Growing in cracks between boulders

Karl Church
Thu, 10 Oct 2013 11:13:41 PDT
Thanks Leo &Dylan
As a new PBS members & neophyte in attempting to grow bulbs other than
those commonly available commercially I really appreciate the detailed
advice ya'll have provided.
zone 9b
On Oct 10, 2013 10:57 AM, "Hannon" <> wrote:

> To add to what Leo says here, it is important to consider elevation as
> well. This affects nighttime temps especially and accounting for this can
> make all the difference culturally. Most of our favorite plants do not grow
> at sea level or high in the mountains but in places in between.

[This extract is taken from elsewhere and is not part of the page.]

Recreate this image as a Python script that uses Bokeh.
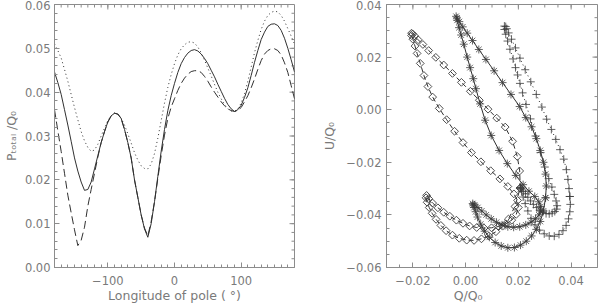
import math
import numpy as np
from bokeh.plotting import figure
from bokeh.models import Range1d, SingleIntervalTicker, CustomJSTickFormatter
from bokeh.layouts import row
from bokeh.embed import file_html
from bokeh.resources import INLINE

# ---------------- data ----------------
lon = list(range(-180, 181, 5))

p_solid = [
    0.0446, 0.0422, 0.0395, 0.0360, 0.0325, 0.0288, 0.0250, 0.0220, 0.0195,
    0.0176, 0.0178, 0.0195, 0.0225, 0.0255, 0.0285, 0.0310, 0.0332, 0.0346,
    0.0352, 0.0350, 0.0340, 0.0315, 0.0285, 0.0250, 0.0200, 0.0160, 0.0120,
    0.0088, 0.0069, 0.0100, 0.0150, 0.0208, 0.0265, 0.0315, 0.0358, 0.0392,
    0.0420, 0.0445, 0.0465, 0.0479, 0.0489, 0.0495, 0.0497, 0.0494, 0.0487,
    0.0477, 0.0465, 0.0450, 0.0435, 0.0418, 0.0402, 0.0386, 0.0372, 0.0362,
    0.0356, 0.0360, 0.0370, 0.0388, 0.0410, 0.0438, 0.0468, 0.0495, 0.0520,
    0.0537, 0.0550, 0.0555, 0.0556, 0.0552, 0.0541, 0.0523, 0.0500, 0.0474,
    0.0446]

p_dashed = [
    0.0360, 0.0312, 0.0265, 0.0215, 0.0165, 0.0125, 0.0086, 0.0050, 0.0062,
    0.0092, 0.0140, 0.0178, 0.0215, 0.0252, 0.0285, 0.0310, 0.0332, 0.0346,
    0.0352, 0.0350, 0.0340, 0.0315, 0.0285, 0.0250, 0.0200, 0.0160, 0.0120,
    0.0090, 0.0072, 0.0105, 0.0150, 0.0203, 0.0255, 0.0302, 0.0340, 0.0366,
    0.0385, 0.0404, 0.0420, 0.0432, 0.0441, 0.0447, 0.0449, 0.0449, 0.0445,
    0.0436, 0.0425, 0.0412, 0.0400, 0.0389, 0.0378, 0.0369, 0.0362, 0.0358,
    0.0356, 0.0358, 0.0365, 0.0378, 0.0392, 0.0410, 0.0430, 0.0452, 0.0472,
    0.0487, 0.0495, 0.0499, 0.0499, 0.0495, 0.0485, 0.0467, 0.0445, 0.0415,
    0.0385]

p_dotted = [
    0.0510, 0.0495, 0.0478, 0.0452, 0.0425, 0.0395, 0.0365, 0.0337, 0.0310,
    0.0289, 0.0274, 0.0265, 0.0268, 0.0281, 0.0300, 0.0318, 0.0335, 0.0346,
    0.0352, 0.0350, 0.0340, 0.0325, 0.0305, 0.0284, 0.0262, 0.0245, 0.0232,
    0.0226, 0.0225, 0.0236, 0.0260, 0.0295, 0.0335, 0.0375, 0.0411, 0.0440,
    0.0465, 0.0485, 0.0499, 0.0508, 0.0514, 0.0515, 0.0512, 0.0503, 0.0490,
    0.0473, 0.0455, 0.0437, 0.0418, 0.0400, 0.0385, 0.0372, 0.0362, 0.0357,
    0.0356, 0.0362, 0.0375, 0.0397, 0.0425, 0.0457, 0.0490, 0.0518, 0.0543,
    0.0562, 0.0575, 0.0582, 0.0585, 0.0583, 0.0575, 0.0562, 0.0545, 0.0528,
    0.0510]

# Q/U loops (same longitudes)
q_ast = [
    0.0303, 0.0306, 0.0303, 0.0295, 0.0283, 0.0268, 0.0250, 0.0228, 0.0205,
    0.0172, 0.0140, 0.0108, 0.0077, 0.0050, 0.0026, 0.0006, -0.0011, -0.0024,
    -0.0033, -0.0036, -0.0032, -0.0025, -0.0017, -0.0007, 0.0006, 0.0017, 0.0029,
    0.0039, 0.0055, 0.0074, 0.0097, 0.0127, 0.0158, 0.0190, 0.0218, 0.0240,
    0.0262, 0.0277, 0.0285, 0.0285, 0.0278, 0.0265, 0.0248, 0.0228, 0.0205,
    0.0182, 0.0160, 0.0138, 0.0117, 0.0097, 0.0078, 0.0061, 0.0046, 0.0034,
    0.0027, 0.0028, 0.0032, 0.0038, 0.0045, 0.0057, 0.0072, 0.0090, 0.0112,
    0.0135, 0.0160, 0.0185, 0.0208, 0.0230, 0.0250, 0.0268, 0.0283, 0.0295,
    0.0303]
u_ast = [
    -0.0335, -0.0290, -0.0245, -0.0200, -0.0155, -0.0110, -0.0065, -0.0030, 0.0012,
    0.0058, 0.0103, 0.0148, 0.0191, 0.0229, 0.0263, 0.0291, 0.0315, 0.0335,
    0.0349, 0.0355, 0.0340, 0.0312, 0.0284, 0.0249, 0.0200, 0.0160, 0.0118,
    0.0080, 0.0022, -0.0040, -0.0098, -0.0155, -0.0205, -0.0250, -0.0285, -0.0310,
    -0.0330, -0.0350, -0.0368, -0.0385, -0.0400, -0.0415, -0.0428, -0.0438, -0.0445,
    -0.0447, -0.0445, -0.0438, -0.0428, -0.0415, -0.0400, -0.0385, -0.0372, -0.0362,
    -0.0357, -0.0362, -0.0372, -0.0388, -0.0408, -0.0435, -0.0462, -0.0485, -0.0505,
    -0.0518, -0.0525, -0.0524, -0.0515, -0.0500, -0.0480, -0.0455, -0.0425, -0.0385,
    -0.0335]

q_plus = [
    0.0395, 0.0392, 0.0388, 0.0382, 0.0372, 0.0358, 0.0342, 0.0325, 0.0307,
    0.0289, 0.0268, 0.0247, 0.0226, 0.0206, 0.0189, 0.0174, 0.0163, 0.0156,
    0.0152, 0.0147, 0.0147, 0.0152, 0.0159, 0.0168, 0.0180, 0.0189, 0.0197,
    0.0206, 0.0216, 0.0229, 0.0246, 0.0265, 0.0284, 0.0300, 0.0315, 0.0327,
    0.0336, 0.0343, 0.0347, 0.0345, 0.0338, 0.0328, 0.0317, 0.0305, 0.0293,
    0.0281, 0.0269, 0.0257, 0.0246, 0.0236, 0.0227, 0.0219, 0.0213, 0.0209,
    0.0207, 0.0208, 0.0212, 0.0218, 0.0226, 0.0236, 0.0248, 0.0263, 0.0280,
    0.0298, 0.0317, 0.0336, 0.0354, 0.0369, 0.0381, 0.0390, 0.0395, 0.0397,
    0.0395]
u_plus = [
    -0.0330, -0.0300, -0.0265, -0.0228, -0.0188, -0.0152, -0.0113, -0.0075, -0.0036,
    0.0010, 0.0058, 0.0106, 0.0152, 0.0196, 0.0235, 0.0268, 0.0292, 0.0308,
    0.0316, 0.0318, 0.0305, 0.0287, 0.0261, 0.0230, 0.0193, 0.0160, 0.0132,
    0.0100, 0.0064, 0.0020, -0.0035, -0.0100, -0.0163, -0.0218, -0.0262, -0.0294,
    -0.0322, -0.0347, -0.0365, -0.0378, -0.0387, -0.0393, -0.0396, -0.0395, -0.0390,
    -0.0382, -0.0372, -0.0360, -0.0347, -0.0333, -0.0320, -0.0310, -0.0302, -0.0297,
    -0.0296, -0.0300, -0.0312, -0.0332, -0.0357, -0.0385, -0.0413, -0.0438, -0.0458,
    -0.0472, -0.0480, -0.0481, -0.0474, -0.0460, -0.0440, -0.0415, -0.0388, -0.0360,
    -0.0330]

q_diam = [
    0.0207, 0.0205, 0.0196, 0.0178, 0.0150, 0.0118, 0.0085, 0.0052, 0.0018,
    -0.0016, -0.0050, -0.0083, -0.0113, -0.0140, -0.0162, -0.0180, -0.0193, -0.0201,
    -0.0205, -0.0205, -0.0200, -0.0192, -0.0184, -0.0172, -0.0158, -0.0143, -0.0125,
    -0.0100, -0.0072, -0.0042, -0.0010, 0.0022, 0.0058, 0.0095, 0.0130, 0.0160,
    0.0183, 0.0197, 0.0200, 0.0192, 0.0175, 0.0152, 0.0125, 0.0098, 0.0070,
    0.0042, 0.0015, -0.0010, -0.0035, -0.0060, -0.0083, -0.0105, -0.0125, -0.0140,
    -0.0148, -0.0150, -0.0146, -0.0138, -0.0127, -0.0112, -0.0094, -0.0074, -0.0050,
    -0.0024, 0.0004, 0.0032, 0.0060, 0.0088, 0.0115, 0.0140, 0.0162, 0.0187,
    0.0207]
u_diam = [
    -0.0298, -0.0233, -0.0178, -0.0120, -0.0066, -0.0032, 0.0002, 0.0036, 0.0070,
    0.0104, 0.0138, 0.0170, 0.0199, 0.0225, 0.0248, 0.0266, 0.0280, 0.0288,
    0.0291, 0.0282, 0.0268, 0.0242, 0.0214, 0.0176, 0.0130, 0.0088, 0.0048,
    0.0005, -0.0038, -0.0082, -0.0125, -0.0163, -0.0198, -0.0232, -0.0263, -0.0292,
    -0.0320, -0.0345, -0.0372, -0.0398, -0.0420, -0.0434, -0.0444, -0.0449, -0.0450,
    -0.0448, -0.0442, -0.0432, -0.0420, -0.0405, -0.0390, -0.0373, -0.0355, -0.0338,
    -0.0326, -0.0335, -0.0352, -0.0372, -0.0394, -0.0417, -0.0440, -0.0460, -0.0477,
    -0.0489, -0.0496, -0.0497, -0.0491, -0.0480, -0.0464, -0.0443, -0.0416, -0.0368,
    -0.0298]

# ---------------- style ----------------
FONT = "DejaVu Sans"
TXT = "#7a7a7a"
AXC = "#8c8c8c"
INK = "#303030"
MK = "#3c3c3c"
H = 306
W = 300
MB_TOP = 4
MB_BOT = 39
FRAME_H = H - MB_TOP - MB_BOT


def fmt(dec):
    return CustomJSTickFormatter(code="""
const v = Math.abs(tick) < 1e-9 ? 0 : tick;
return (v < 0 ? "\\u2212" : "") + Math.abs(v).toFixed(%d);
""" % dec)


def style(ax, interval, nminor, dec, label, tick_standoff, label_standoff):
    ax.ticker = SingleIntervalTicker(interval=interval, num_minor_ticks=nminor)
    ax.formatter = fmt(dec)
    ax.axis_line_color = AXC
    ax.major_tick_line_color = AXC
    ax.minor_tick_line_color = AXC
    ax.major_tick_in = 5
    ax.major_tick_out = 0
    ax.minor_tick_in = 3
    ax.minor_tick_out = 0
    ax.major_label_text_font = FONT
    ax.major_label_text_color = TXT
    ax.major_label_text_font_size = "11.5px"
    ax.major_label_standoff = tick_standoff
    ax.axis_label = label
    ax.axis_label_text_font = FONT
    ax.axis_label_text_font_size = "12.5px"
    ax.axis_label_text_font_style = "normal"
    ax.axis_label_text_color = TXT
    ax.axis_label_standoff = label_standoff


def base(xr, yr, mbl, mbr):
    p = figure(width=W, height=H, x_range=xr, y_range=yr,
               output_backend="svg", toolbar_location=None,
               min_border_left=mbl, min_border_right=mbr,
               min_border_top=MB_TOP, min_border_bottom=MB_BOT)
    p.xgrid.visible = False
    p.ygrid.visible = False
    p.outline_line_color = AXC
    p.background_fill_color = "white"
    p.border_fill_color = "white"
    return p


def frame_ticks(p, x0, x1, y0, y1, fw, fh, xmaj, xmin, ymaj, ymin):
    """inward ticks along the top and right edges of the frame"""
    dx = (x1 - x0) / fw
    dy = (y1 - y0) / fh
    for xs, ln in ((xmaj, 5), (xmin, 3)):
        p.segment(x0=xs, y0=[y1] * len(xs), x1=xs, y1=[y1 - ln * dy] * len(xs),
                  line_color=AXC, line_width=1)
    for ys, ln in ((ymaj, 5), (ymin, 3)):
        p.segment(x0=[x1] * len(ys), y0=ys, x1=[x1 - ln * dx] * len(ys), y1=ys,
                  line_color=AXC, line_width=1)


# ---------------- left panel ----------------
L_MBL, L_MBR = 53, 6
left = base(Range1d(-180, 180), Range1d(0, 0.06), L_MBL, L_MBR)
style(left.xaxis[0], 100, 10, 0, "Longitude of pole ( °)", 8, 0)
style(left.yaxis[0], 0.01, 5, 2, "Pₜₒₜₐₗ /Q₀", 4, 3)
frame_ticks(left, -180, 180, 0, 0.06, W - L_MBL - L_MBR, FRAME_H,
            list(np.arange(-100, 101, 100)), list(np.arange(-170, 171, 10)),
            list(np.arange(0.01, 0.06, 0.01)), list(np.arange(0.002, 0.06, 0.002)))

left.line(lon, p_solid, line_color=INK, line_width=1)
left.line(lon, p_dashed, line_color=INK, line_width=1, line_dash="8 4")
left.line(lon, p_dotted, line_color=INK, line_width=1, line_dash="1 3")

# ---------------- right panel ----------------
R_MBL, R_MBR = 86, 3
right = base(Range1d(-0.03, 0.05), Range1d(-0.06, 0.04), R_MBL, R_MBR)
# label is centred left of the frame centre in the original: pad with no-break spaces
style(right.xaxis[0], 0.02, 4, 2, "Q/Q₀" + "\u00a0" * 12, 8, 0)
style(right.yaxis[0], 0.02, 4, 2, "U/Q₀", 5, 6)
frame_ticks(right, -0.03, 0.05, -0.06, 0.04, W - R_MBL - R_MBR, FRAME_H,
            list(np.arange(-0.02, 0.041, 0.02)), list(np.arange(-0.025, 0.05, 0.005)),
            list(np.arange(-0.04, 0.041, 0.02)), list(np.arange(-0.055, 0.04, 0.005)))

right.line(q_diam, u_diam, line_color=INK, line_width=1, line_dash="5 3")
right.scatter(q_diam, u_diam, marker="square", angle=math.pi / 4, size=5.5,
              fill_color=None, line_color=MK, line_width=0.9)
right.line(q_ast, u_ast, line_color=INK, line_width=1)
right.scatter(q_ast, u_ast, marker="asterisk", size=8, line_color=MK, line_width=0.8)
right.line(q_plus, u_plus, line_color=INK, line_width=1, line_dash="1 3")
right.scatter(q_plus, u_plus, marker="cross", size=8, line_color=MK, line_width=0.8)

layout = row(left, right)
open("out.html", "w").write(file_html(layout, INLINE, "chart"))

> Plants that grow where nights are cool (about 55F) cannot properly process
> the food they have gathered via light during the day if nights are too
> warm. Their metabolism is interrupted and this can be fatal. Understanding
> the importance of nighttime temps, which is greater than daytime temps, is
> critical in growing certain bulbs.
> The worsleyas, as I understand their habitat, do grow on exposed inselbergs
> but these receive appreciable cloud cover at least for part of the year.
> They are tropical but elevation (several thousand feet I believe) plays a
> vital role.
> Probably a majority of terrestrial plants, including bulbs, grow in soils
> that are predominantly mineral-based. This can be difficult to replicate in
> pots and we are tempted to use a lot of organic material out of habit. It
> is true that many of these plants can thrive in such an organic mix
> (witness commercial cactus culture) but for the hobbyist it is probably
> better to grow in a long-lived "mineral" compost that is mostly pumice and
> sand and just a little organic matter to add body and hold things together
> structurally. In this way there is little to break down and many plants can
> be kept happy for years in the same pot and mix.